GIVEN RECORDS -
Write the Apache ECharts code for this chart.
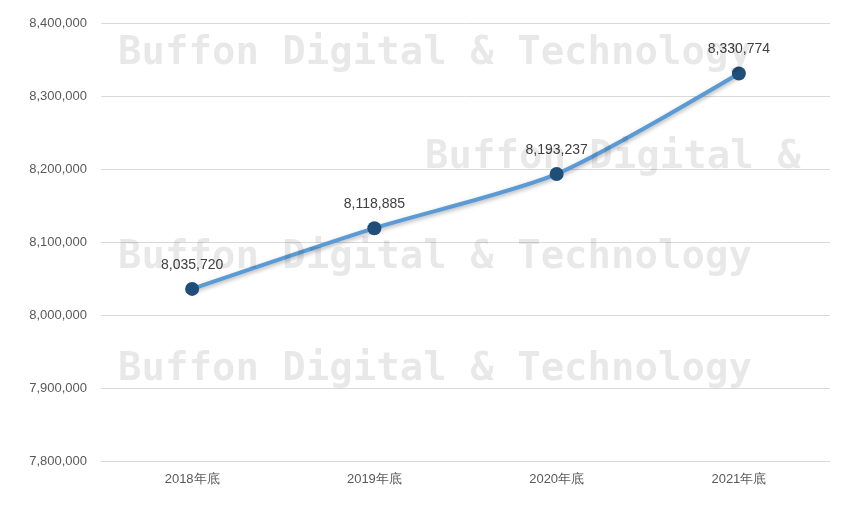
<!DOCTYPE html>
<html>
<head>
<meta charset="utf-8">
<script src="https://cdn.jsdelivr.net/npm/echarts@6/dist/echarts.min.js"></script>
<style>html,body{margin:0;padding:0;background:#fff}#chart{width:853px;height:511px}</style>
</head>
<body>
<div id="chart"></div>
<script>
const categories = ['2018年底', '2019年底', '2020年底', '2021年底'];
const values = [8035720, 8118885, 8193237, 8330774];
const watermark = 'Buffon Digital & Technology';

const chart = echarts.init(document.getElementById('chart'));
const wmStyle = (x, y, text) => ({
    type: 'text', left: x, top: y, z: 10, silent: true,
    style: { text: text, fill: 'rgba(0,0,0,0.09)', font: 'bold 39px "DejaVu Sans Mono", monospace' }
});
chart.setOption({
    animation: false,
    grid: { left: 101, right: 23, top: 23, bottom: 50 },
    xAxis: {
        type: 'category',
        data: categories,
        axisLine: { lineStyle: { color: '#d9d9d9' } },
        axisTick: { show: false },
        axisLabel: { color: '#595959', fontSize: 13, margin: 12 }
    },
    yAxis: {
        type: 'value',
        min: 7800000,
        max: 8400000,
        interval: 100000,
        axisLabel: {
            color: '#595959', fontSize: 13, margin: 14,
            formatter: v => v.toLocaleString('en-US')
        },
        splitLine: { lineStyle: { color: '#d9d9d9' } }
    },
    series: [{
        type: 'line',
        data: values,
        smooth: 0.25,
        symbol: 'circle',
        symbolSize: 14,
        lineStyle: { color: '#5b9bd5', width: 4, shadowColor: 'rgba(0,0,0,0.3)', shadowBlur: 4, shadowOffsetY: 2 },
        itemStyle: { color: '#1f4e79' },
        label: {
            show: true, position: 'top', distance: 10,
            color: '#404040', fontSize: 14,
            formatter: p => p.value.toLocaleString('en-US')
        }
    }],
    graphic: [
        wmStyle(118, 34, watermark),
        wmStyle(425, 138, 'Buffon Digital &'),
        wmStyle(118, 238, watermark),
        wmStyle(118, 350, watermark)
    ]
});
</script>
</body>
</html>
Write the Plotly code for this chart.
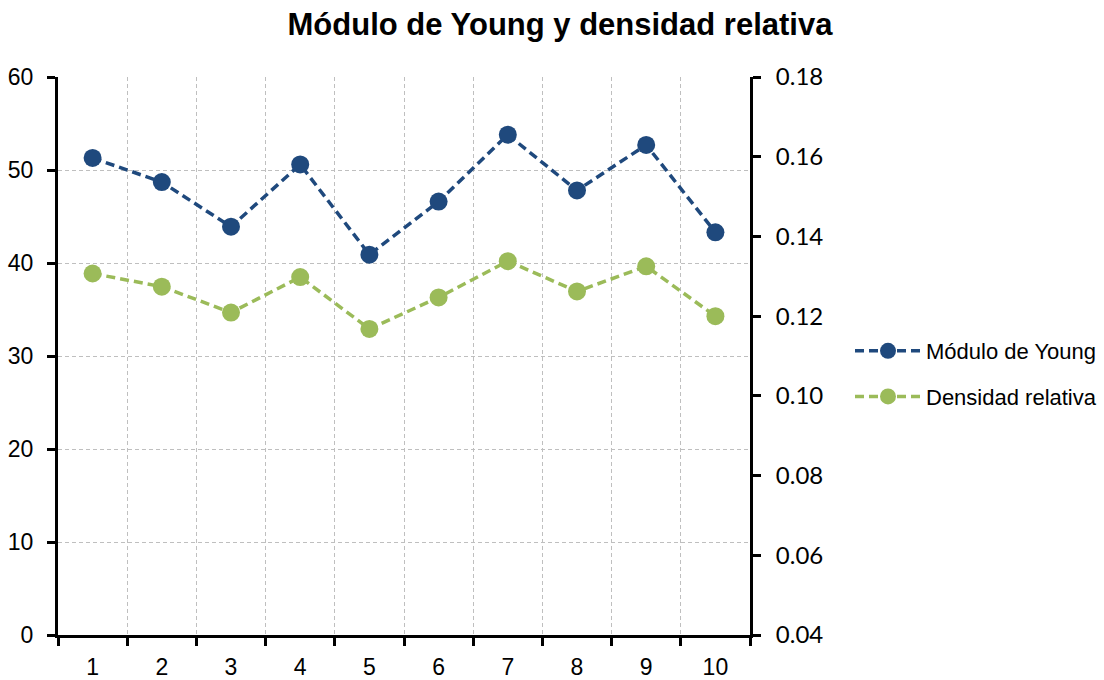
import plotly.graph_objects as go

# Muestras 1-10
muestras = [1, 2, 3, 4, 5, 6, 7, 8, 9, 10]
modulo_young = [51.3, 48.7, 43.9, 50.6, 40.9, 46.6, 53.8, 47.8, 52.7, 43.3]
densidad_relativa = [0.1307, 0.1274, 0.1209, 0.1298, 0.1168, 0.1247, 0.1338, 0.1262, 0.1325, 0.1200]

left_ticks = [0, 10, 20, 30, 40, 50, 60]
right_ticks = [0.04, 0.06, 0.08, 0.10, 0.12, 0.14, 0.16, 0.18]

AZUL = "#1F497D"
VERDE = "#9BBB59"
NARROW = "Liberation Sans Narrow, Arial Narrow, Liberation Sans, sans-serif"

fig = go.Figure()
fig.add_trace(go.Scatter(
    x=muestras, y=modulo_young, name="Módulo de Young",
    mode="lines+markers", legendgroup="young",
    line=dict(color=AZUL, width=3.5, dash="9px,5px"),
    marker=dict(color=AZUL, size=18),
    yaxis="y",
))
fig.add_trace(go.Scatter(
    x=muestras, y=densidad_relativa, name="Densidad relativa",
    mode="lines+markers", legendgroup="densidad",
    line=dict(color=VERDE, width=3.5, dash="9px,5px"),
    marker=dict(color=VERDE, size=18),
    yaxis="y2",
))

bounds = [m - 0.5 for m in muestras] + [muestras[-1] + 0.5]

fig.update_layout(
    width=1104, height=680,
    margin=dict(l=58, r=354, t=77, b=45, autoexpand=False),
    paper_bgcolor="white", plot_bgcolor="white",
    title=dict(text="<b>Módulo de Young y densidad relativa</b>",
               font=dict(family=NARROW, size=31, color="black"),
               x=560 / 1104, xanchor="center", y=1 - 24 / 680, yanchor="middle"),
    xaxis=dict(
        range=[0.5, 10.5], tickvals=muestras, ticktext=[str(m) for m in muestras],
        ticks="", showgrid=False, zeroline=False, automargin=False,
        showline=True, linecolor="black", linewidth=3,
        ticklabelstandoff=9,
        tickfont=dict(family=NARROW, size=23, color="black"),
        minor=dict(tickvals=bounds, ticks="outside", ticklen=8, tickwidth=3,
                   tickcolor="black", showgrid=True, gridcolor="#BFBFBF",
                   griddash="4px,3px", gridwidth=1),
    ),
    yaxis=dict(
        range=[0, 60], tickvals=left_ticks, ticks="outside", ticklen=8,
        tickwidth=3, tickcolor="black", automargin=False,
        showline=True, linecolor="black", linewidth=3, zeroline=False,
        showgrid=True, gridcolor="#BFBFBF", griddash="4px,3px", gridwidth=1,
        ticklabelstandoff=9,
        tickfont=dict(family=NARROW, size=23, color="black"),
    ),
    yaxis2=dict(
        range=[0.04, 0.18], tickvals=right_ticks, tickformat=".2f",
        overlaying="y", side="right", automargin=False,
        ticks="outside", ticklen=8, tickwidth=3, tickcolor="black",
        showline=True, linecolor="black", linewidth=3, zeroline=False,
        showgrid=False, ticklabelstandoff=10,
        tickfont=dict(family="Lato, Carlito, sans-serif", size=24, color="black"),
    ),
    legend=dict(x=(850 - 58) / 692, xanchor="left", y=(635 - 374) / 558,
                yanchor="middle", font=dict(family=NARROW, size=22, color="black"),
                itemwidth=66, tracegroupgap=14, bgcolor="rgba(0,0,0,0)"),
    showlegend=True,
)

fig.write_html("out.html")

EXERCISE AIM - Exactly and only the lines from the line with "Write the Plotly code for this chart." to the line with "bounds = [m", both ends included, should be echoed. Do not carry over the pictures.

WRITTEN SOLUTION -
Write the Plotly code for this chart.
import plotly.graph_objects as go

# Muestras 1-10
muestras = [1, 2, 3, 4, 5, 6, 7, 8, 9, 10]
modulo_young = [51.3, 48.7, 43.9, 50.6, 40.9, 46.6, 53.8, 47.8, 52.7, 43.3]
densidad_relativa = [0.1307, 0.1274, 0.1209, 0.1298, 0.1168, 0.1247, 0.1338, 0.1262, 0.1325, 0.1200]

left_ticks = [0, 10, 20, 30, 40, 50, 60]
right_ticks = [0.04, 0.06, 0.08, 0.10, 0.12, 0.14, 0.16, 0.18]

AZUL = "#1F497D"
VERDE = "#9BBB59"
NARROW = "Liberation Sans Narrow, Arial Narrow, Liberation Sans, sans-serif"

fig = go.Figure()
fig.add_trace(go.Scatter(
    x=muestras, y=modulo_young, name="Módulo de Young",
    mode="lines+markers", legendgroup="young",
    line=dict(color=AZUL, width=3.5, dash="9px,5px"),
    marker=dict(color=AZUL, size=18),
    yaxis="y",
))
fig.add_trace(go.Scatter(
    x=muestras, y=densidad_relativa, name="Densidad relativa",
    mode="lines+markers", legendgroup="densidad",
    line=dict(color=VERDE, width=3.5, dash="9px,5px"),
    marker=dict(color=VERDE, size=18),
    yaxis="y2",
))

bounds = [m - 0.5 for m in muestras] + [muestras[-1] + 0.5]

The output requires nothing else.